Editorial archive image illustrating Cowboy Carter and the R&B-Country Line: What Beyoncé's Album Tells Us About American Music History.

FAQ

Is Cowboy Carter an R&B album or a country album? Beyoncé herself said, "This ain't a Country album. This is a 'Beyoncé' album." Critics categorized it across country pop, R&B, Americana, and multiple other genres. The album's stated conceptual intent was to document the Black roots of American music traditions, an argument that challenges the premise of genre classification itself rather than trying to fit within any existing category.

Why did Beyoncé make Cowboy Carter? The album grew out of Beyoncé's experience at the 2016 CMA Awards, where she performed "Daddy Lessons" to critical praise but was subsequently met with backlash suggesting she didn't belong in country music. The Recording Academy's country committee rejected the song for Grammy consideration. Beyoncé's response was five years of research into American music's Black roots, resulting in Cowboy Carter.

Who are the Black country artists featured on Cowboy Carter? Shaboozey, Tanner Adell, Brittney Spencer, Tiera Kennedy, Reyna Roberts, and Willie Jones all appeared on the album. Following the album's release, Shaboozey's "A Bar Song (Tipsy)" reached No. 1 on both the Hot 100 and Hot Country Songs, replacing Beyoncé's "Texas Hold 'Em", the first time two Black artists topped the Hot Country Songs chart back to back.

What were the chart milestones for Cowboy Carter? The album debuted at No. 1 on the Billboard 200, Top Country Albums chart, and Americana/Folk Albums chart. "Texas Hold 'Em" became the first country song by a Black woman to simultaneously top the Hot 100 and Hot Country Songs charts. All 23 eligible songs debuted on the Hot 100. The album won Album of the Year and Best Country Album at the 67th Grammy Awards.
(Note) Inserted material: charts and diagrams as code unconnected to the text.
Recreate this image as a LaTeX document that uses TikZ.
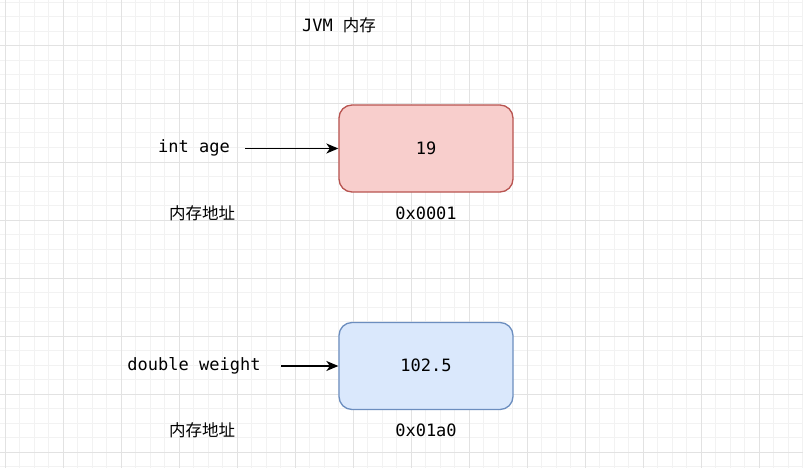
\documentclass[tikz,border=0pt]{standalone}
\usepackage{fontspec}
\setmonofont{DejaVu Sans Mono}
\newfontfamily\cjk{Noto Sans CJK SC}
\usetikzlibrary{arrows.meta}

\definecolor{minorline}{HTML}{F2F2F2}
\definecolor{majorline}{HTML}{E2E2E2}
\definecolor{redfill}{HTML}{F8CECC}
\definecolor{redline}{HTML}{B85450}
\definecolor{bluefill}{HTML}{DAE8FC}
\definecolor{blueline}{HTML}{6C8EBF}

\tikzset{
    cell/.style={draw,line width=1.3pt,rounded corners=13pt,minimum width=174pt,minimum height=87pt,inner sep=0},
    label/.style={inner sep=0,font=\codefontsize\ttfamily},
    ptr/.style={line width=1.4pt,-{Stealth[length=12pt,width=10pt,inset=3.5pt]}}
}
\providecommand{\codefontsize}{\fontsize{17}{20}\selectfont}
\providecommand{\cjkfontsize}{\fontsize{16.5}{20}\selectfont}

\begin{document}
\begin{tikzpicture}[x=1pt,y=-1pt]
    \pgfmathsetmacro{\gridstep}{14.5}
    \useasboundingbox (0,0) rectangle (803,468);
    \fill[white] (0,0) rectangle (803,468);
    % grid
    \foreach \k in {0,...,55} \draw[minorline,line width=1pt] (5+\k*\gridstep,0) -- (5+\k*\gridstep,468);
    \foreach \k in {0,...,32} \draw[minorline,line width=1pt] (0,2.5+\k*\gridstep) -- (803,2.5+\k*\gridstep);
    \foreach \k in {0,...,13} \draw[majorline,line width=1pt] (5+\k*4*\gridstep,0) -- (5+\k*4*\gridstep,468);
    \foreach \k in {0,...,7} \draw[majorline,line width=1pt] (0,46+\k*4*\gridstep) -- (803,46+\k*4*\gridstep);

    \node[label] (title) at (339,25.5) {JVM {\cjk\cjkfontsize 内存}};

    \node[cell,fill=redfill,draw=redline] (agecell) at (426,148.5) {};
    \node[label] (agevalue) at (426,148) {19};
    \node[label] (agename) at (194,148) {int age};
    \coordinate (agetail) at (245,148.5);
    \draw[ptr] (agetail) -- (agecell.west);
    \node[label,font=\cjk\cjkfontsize] (ageaddrlabel) at (202,213) {内存地址};
    \node[label] (ageaddr) at (426,213) {0x0001};

    \node[cell,fill=bluefill,draw=blueline] (weightcell) at (426,366) {};
    \node[label] (weightvalue) at (426,365.5) {102.5};
    \node[label] (weightname) at (194,365.5) {double weight};
    \coordinate (weighttail) at (281,366);
    \draw[ptr] (weighttail) -- (weightcell.west);
    \node[label,font=\cjk\cjkfontsize] (weightaddrlabel) at (202,430) {内存地址};
    \node[label] (weightaddr) at (426,430) {0x01a0};
\end{tikzpicture}
\end{document}
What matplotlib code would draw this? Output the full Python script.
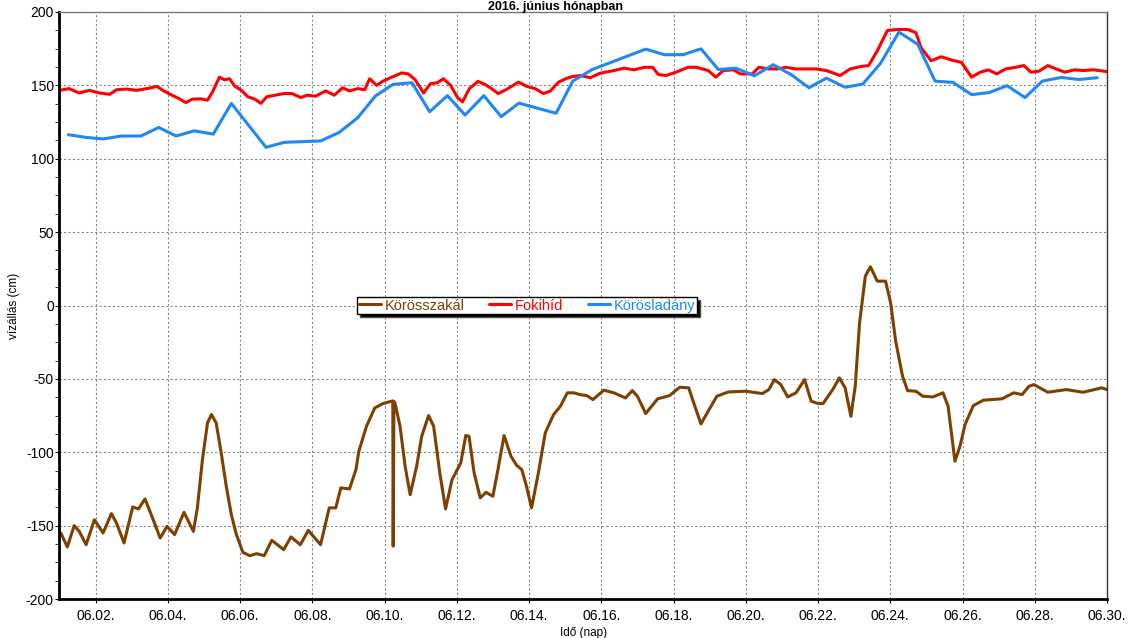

What is the R&B perspective on Cowboy Carter's historical argument? R&B, like country, is a commercial category created by the music industry to segment audiences, not a natural musical category derived from the music's actual origins. Both genres draw from the same pool of American roots music traditions, including blues, gospel, folk, and African American musical traditions. Cowboy Carter makes the case that the "crossover" narrative between R&B and country gets causation backwards: the Black musical roots that inform R&B were present in American music before the genre categories that now separate them.